If Your Family Pushes ‘Your Buttons’
If you are spending time with extended family, it is highly likely that it will be tough. Autism is epigenetic. Maybe you have delved into ‘trait spotting’ along your bloodline. Or maybe you feel like you are treated as the only ‘black sheep’. There will inevitably be intergenerational trauma, even if nothing concretely ‘traumatic’ has occurred (though, very often there will be that, too). There will be many people who are undiagnosed autistic, struggling to know how to be a human in the world. Oftentimes, these are the people who are the least accepting of any outward sign or whiff of the ‘ism’. Do what you need to get through with the minimum amount of residue.

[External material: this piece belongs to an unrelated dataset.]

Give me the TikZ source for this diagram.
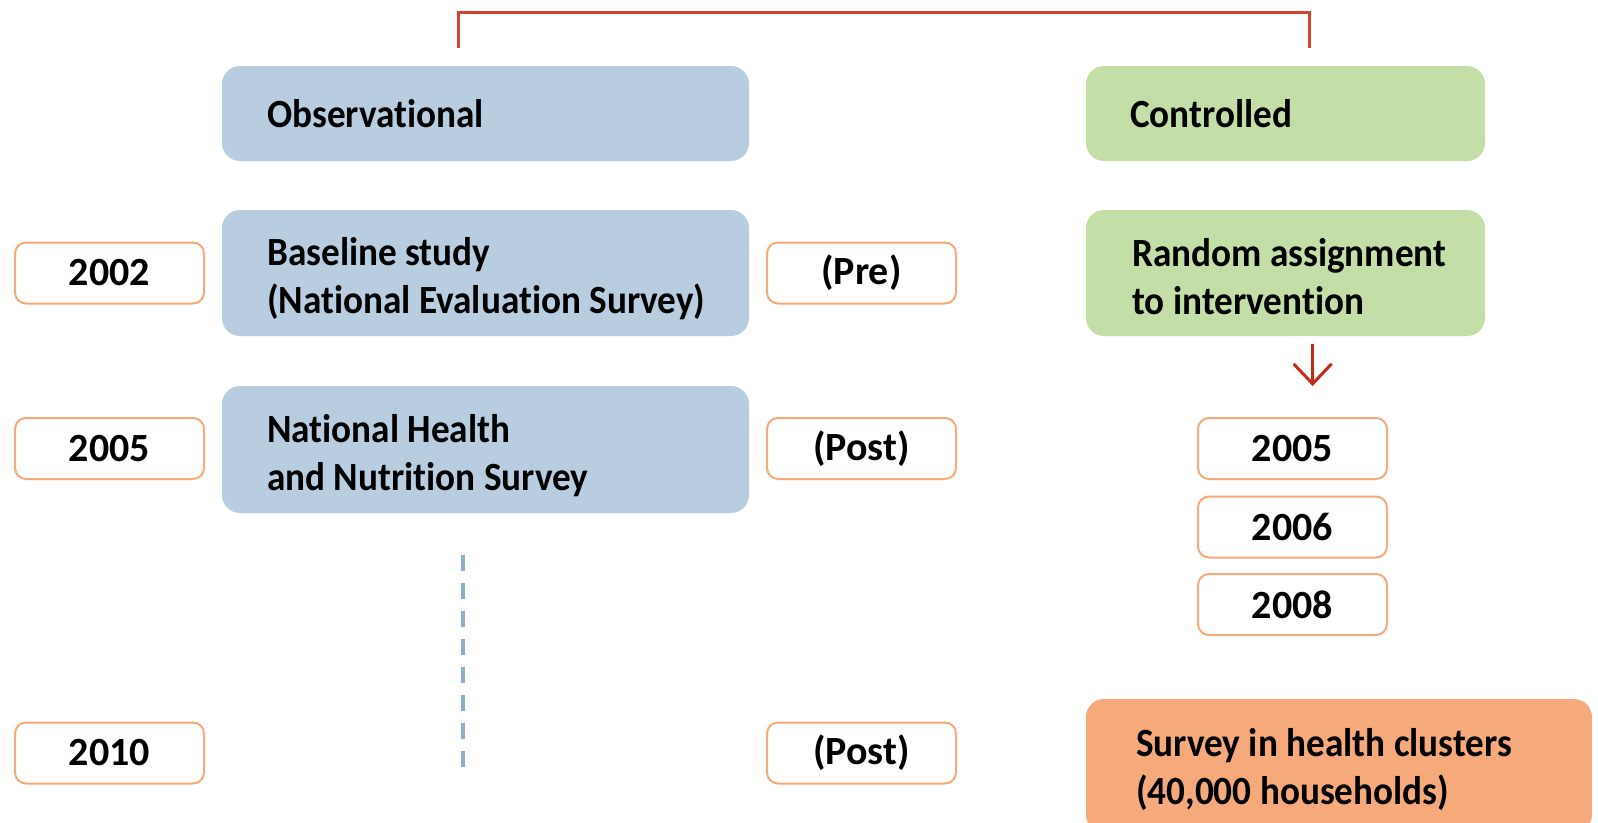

Think it through beforehand and decide your parameters and boundaries, maybe have a distraction up your sleeve or an activity that everyone can focus on. Board games save lives. Remember those matches, use them wisely!
If you are a parent of autistic kids, they will be ramped up and need you to help them regulate. It is vital that you prioritise your own needs as much as you possibly can so that when you have to, you can also prioritise theirs. I find it helpful to conceptualise things in terms of conflicting needs (sensory or otherwise). Very often, different people’s neurodivergent needs are in direct conflict and what feels like an attack, or meanness, is rather just a clash of needs. This reframe can turn down the emotional heat and help keep everyone regulated, or able to return to feeling regulated more quickly.
Maybe you are not with family, maybe estranged or orphaned or far and it pains you to think of all the happy family units. Remember that for most of us, what looks like jolly togetherness is actually a brewing migraine.
Conclusion
As the festive season approaches, preparing for Christmas as an autistic individual introduces unique challenges, from the upheaval of routines to heightened sensory experiences. Acknowledging the complexities is the first step toward easing the strain. Navigating the demands of social interactions, managing energy reserves wisely, and honouring sensory needs become crucial practices. Embracing the mantra of “less is more” and reframing negative narratives around autistic traits empower us autistic individuals to prioritise self-care. Setting clear boundaries in family dynamics and understanding conflicting neurodivergent needs can alleviate tension. Whether spending the holidays with loved ones or at a distance, going steady and practising self-compassion is essential, recognising that this season, too, shall pass.
Whatever the holiday season holds for you, go steady. Try to be extra kind and extra gentle with your gorgeous, complex selves and remember that this too shall pass!